• **YOUR TASK**: Print word for word the first line of the listing below and every line after it, through the line with "0.007, 0.009, 0.012]". Leave out the pictures and the rest.

• **INFORMATION SHOWN**:
--- BEGIN ---

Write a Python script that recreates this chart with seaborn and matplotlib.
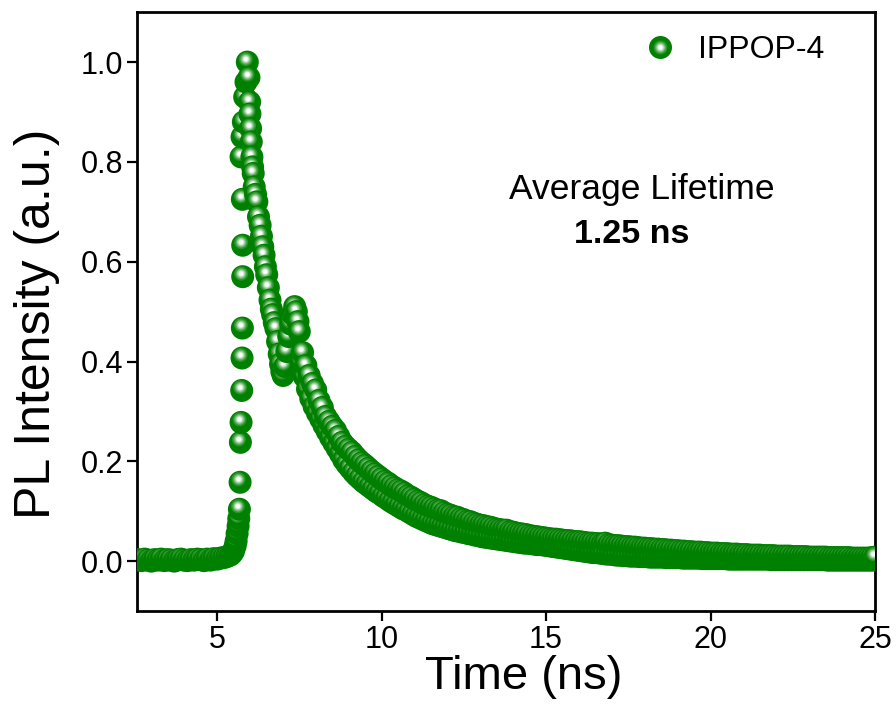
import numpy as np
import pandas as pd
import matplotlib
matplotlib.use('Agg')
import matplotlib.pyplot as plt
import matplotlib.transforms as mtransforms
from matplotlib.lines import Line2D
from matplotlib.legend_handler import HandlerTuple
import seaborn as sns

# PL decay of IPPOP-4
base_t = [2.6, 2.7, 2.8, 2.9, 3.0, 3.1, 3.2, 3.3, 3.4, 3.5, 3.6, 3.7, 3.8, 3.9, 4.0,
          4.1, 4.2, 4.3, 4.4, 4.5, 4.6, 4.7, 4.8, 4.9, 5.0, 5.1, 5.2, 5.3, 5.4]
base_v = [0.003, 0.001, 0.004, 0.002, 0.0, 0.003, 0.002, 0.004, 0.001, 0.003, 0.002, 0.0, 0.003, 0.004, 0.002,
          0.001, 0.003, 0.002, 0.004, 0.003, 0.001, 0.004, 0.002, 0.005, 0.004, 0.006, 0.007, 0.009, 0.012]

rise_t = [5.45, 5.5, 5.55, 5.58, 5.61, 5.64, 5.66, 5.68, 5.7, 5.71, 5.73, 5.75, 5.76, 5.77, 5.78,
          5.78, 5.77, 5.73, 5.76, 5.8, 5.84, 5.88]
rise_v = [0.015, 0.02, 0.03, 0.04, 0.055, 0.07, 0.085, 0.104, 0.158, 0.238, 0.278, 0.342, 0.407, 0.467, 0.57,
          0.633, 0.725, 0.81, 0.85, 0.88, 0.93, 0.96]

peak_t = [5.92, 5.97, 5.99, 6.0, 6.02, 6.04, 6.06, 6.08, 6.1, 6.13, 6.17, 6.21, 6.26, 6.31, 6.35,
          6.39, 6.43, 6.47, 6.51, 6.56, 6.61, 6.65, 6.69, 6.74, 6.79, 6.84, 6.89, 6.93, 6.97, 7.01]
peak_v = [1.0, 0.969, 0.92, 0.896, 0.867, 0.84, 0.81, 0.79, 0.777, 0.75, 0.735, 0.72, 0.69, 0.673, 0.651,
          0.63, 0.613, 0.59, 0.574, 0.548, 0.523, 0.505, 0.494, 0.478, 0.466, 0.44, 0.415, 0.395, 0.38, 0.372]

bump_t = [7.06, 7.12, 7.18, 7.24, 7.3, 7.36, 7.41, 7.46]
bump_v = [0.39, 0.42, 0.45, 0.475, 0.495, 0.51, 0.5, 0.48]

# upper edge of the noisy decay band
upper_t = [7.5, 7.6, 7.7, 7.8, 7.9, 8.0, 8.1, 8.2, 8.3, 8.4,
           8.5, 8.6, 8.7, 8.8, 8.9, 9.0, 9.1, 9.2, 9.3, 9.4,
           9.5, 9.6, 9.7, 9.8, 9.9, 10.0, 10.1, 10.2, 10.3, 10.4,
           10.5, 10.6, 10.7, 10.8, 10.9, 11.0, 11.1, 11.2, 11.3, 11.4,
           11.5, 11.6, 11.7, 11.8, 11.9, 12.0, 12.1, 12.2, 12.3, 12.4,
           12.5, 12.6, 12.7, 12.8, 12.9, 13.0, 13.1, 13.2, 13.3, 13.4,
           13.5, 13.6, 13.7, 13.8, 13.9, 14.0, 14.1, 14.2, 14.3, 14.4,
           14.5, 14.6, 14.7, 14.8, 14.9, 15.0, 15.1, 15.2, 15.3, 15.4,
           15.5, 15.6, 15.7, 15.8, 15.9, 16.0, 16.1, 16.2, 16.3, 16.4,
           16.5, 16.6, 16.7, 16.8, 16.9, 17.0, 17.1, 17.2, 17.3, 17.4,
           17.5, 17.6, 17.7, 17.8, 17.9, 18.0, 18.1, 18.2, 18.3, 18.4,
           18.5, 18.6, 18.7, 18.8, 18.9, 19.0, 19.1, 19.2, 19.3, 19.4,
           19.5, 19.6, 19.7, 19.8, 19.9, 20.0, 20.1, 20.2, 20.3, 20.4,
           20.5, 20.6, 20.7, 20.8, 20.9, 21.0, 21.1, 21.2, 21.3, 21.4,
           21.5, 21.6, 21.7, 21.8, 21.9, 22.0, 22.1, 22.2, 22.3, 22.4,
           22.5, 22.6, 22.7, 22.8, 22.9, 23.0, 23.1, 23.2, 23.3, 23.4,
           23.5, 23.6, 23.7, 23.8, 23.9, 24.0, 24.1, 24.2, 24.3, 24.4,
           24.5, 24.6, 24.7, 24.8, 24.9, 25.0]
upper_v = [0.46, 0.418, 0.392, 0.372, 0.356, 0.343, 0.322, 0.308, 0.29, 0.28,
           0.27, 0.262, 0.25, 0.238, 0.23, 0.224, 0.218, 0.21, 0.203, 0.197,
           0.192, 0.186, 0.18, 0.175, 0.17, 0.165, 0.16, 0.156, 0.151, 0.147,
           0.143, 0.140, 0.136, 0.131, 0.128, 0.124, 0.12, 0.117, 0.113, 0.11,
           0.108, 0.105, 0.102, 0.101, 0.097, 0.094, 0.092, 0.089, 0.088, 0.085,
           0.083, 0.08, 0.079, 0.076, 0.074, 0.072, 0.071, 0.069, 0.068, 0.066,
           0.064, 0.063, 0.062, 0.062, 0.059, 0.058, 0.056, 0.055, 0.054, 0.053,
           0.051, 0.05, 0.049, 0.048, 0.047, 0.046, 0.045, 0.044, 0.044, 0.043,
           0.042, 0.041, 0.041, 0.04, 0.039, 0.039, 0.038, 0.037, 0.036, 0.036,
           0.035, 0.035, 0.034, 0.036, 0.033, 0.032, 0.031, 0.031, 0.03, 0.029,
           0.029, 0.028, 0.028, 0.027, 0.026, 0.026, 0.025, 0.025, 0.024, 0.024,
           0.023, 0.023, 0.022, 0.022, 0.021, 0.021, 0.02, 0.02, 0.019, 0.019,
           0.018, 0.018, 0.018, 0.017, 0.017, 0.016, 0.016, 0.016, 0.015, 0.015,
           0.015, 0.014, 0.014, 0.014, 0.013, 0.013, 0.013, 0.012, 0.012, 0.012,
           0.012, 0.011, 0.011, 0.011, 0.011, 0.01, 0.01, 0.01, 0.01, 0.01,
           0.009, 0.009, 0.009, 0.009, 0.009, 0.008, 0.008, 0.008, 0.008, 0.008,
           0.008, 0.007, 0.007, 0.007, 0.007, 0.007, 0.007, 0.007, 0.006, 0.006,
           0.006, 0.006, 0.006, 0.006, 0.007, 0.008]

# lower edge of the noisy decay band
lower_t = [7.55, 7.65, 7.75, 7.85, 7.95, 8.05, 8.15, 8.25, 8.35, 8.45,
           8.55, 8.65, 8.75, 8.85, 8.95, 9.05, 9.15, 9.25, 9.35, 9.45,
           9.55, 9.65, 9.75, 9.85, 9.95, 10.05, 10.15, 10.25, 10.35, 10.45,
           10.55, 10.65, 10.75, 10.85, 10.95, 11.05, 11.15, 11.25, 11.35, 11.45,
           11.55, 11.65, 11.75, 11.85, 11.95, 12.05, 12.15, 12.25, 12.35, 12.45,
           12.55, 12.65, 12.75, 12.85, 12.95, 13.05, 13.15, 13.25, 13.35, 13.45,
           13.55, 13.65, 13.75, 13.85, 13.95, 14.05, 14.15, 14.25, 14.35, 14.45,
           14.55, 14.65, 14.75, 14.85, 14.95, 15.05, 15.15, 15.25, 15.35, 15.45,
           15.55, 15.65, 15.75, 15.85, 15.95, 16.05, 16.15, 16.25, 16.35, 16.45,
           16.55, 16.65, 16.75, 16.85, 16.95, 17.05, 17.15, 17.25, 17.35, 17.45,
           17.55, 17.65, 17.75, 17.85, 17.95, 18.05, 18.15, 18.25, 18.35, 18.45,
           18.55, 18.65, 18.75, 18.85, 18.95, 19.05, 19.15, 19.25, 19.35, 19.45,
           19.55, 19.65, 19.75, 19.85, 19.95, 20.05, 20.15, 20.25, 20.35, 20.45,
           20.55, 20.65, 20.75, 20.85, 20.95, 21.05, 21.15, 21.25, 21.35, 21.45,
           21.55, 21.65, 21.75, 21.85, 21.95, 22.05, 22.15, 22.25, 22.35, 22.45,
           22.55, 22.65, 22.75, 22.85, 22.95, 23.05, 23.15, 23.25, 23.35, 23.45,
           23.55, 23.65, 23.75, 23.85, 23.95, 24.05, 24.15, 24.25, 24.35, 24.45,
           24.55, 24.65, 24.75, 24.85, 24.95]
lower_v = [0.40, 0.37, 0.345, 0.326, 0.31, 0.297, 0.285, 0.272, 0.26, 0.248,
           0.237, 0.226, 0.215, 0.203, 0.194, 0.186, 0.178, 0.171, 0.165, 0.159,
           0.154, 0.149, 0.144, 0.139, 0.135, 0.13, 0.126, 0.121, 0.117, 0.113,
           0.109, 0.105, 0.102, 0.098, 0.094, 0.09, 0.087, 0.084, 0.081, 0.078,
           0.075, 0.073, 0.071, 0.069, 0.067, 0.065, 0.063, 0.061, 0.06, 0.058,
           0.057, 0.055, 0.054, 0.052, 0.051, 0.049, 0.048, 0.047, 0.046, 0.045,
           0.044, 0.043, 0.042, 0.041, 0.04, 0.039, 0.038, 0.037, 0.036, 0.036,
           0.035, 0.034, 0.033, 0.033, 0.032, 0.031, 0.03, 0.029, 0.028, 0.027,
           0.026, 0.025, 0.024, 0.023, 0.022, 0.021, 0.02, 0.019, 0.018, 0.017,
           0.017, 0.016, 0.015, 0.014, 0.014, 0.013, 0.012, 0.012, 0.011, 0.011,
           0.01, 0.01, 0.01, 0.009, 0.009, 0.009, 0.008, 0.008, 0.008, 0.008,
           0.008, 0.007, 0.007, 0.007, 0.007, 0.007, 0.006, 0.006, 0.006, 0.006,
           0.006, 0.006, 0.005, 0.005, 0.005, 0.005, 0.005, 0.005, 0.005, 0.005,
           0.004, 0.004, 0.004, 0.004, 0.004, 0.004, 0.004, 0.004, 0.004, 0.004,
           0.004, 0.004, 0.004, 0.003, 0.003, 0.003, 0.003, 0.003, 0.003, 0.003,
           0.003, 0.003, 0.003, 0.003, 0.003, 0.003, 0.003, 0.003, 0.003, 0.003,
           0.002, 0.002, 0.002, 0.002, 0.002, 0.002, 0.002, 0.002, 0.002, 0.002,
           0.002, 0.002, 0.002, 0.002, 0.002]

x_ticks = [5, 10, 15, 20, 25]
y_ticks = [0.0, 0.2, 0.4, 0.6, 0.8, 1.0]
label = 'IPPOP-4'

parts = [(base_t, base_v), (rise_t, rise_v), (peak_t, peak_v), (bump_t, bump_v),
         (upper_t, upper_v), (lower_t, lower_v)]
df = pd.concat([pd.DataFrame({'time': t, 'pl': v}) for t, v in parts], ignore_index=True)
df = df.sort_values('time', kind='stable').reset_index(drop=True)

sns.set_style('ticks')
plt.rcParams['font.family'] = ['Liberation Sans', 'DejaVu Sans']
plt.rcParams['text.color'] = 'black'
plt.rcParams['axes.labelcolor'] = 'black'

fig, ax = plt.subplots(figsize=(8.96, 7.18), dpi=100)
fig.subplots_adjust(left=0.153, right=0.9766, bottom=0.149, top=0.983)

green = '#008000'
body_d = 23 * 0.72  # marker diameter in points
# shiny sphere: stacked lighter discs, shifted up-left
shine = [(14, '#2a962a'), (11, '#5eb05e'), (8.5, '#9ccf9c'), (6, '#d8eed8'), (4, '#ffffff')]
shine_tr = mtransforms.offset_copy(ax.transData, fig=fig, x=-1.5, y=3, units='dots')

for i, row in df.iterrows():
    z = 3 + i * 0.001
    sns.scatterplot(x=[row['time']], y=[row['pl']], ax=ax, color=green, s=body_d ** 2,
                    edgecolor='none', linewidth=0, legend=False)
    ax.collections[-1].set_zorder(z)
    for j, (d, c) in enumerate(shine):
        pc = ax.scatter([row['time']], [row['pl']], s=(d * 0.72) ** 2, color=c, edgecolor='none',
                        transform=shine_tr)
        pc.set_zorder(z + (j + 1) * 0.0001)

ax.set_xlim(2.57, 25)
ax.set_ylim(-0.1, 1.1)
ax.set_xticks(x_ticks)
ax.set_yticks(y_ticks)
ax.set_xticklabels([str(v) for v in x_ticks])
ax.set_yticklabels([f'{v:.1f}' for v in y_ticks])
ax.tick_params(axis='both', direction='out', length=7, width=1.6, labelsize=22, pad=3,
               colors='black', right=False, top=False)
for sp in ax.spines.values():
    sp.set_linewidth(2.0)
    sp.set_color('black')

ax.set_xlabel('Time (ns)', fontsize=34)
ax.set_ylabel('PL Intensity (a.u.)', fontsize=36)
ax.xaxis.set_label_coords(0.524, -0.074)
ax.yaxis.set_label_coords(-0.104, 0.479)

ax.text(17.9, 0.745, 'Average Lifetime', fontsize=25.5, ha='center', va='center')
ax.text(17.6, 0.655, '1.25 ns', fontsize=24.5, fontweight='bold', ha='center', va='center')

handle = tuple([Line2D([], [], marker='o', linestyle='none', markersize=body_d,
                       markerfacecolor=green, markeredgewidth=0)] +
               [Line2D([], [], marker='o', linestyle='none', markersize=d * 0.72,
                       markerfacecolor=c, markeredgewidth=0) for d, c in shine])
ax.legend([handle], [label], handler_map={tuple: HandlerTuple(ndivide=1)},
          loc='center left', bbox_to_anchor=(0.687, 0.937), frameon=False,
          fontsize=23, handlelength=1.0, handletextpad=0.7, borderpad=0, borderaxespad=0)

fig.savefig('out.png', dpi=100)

--- END ---

• **SOLVED PROBLEM**:
Write a Python script that recreates this chart with seaborn and matplotlib.
import numpy as np
import pandas as pd
import matplotlib
matplotlib.use('Agg')
import matplotlib.pyplot as plt
import matplotlib.transforms as mtransforms
from matplotlib.lines import Line2D
from matplotlib.legend_handler import HandlerTuple
import seaborn as sns

# PL decay of IPPOP-4
base_t = [2.6, 2.7, 2.8, 2.9, 3.0, 3.1, 3.2, 3.3, 3.4, 3.5, 3.6, 3.7, 3.8, 3.9, 4.0,
          4.1, 4.2, 4.3, 4.4, 4.5, 4.6, 4.7, 4.8, 4.9, 5.0, 5.1, 5.2, 5.3, 5.4]
base_v = [0.003, 0.001, 0.004, 0.002, 0.0, 0.003, 0.002, 0.004, 0.001, 0.003, 0.002, 0.0, 0.003, 0.004, 0.002,
          0.001, 0.003, 0.002, 0.004, 0.003, 0.001, 0.004, 0.002, 0.005, 0.004, 0.006, 0.007, 0.009, 0.012]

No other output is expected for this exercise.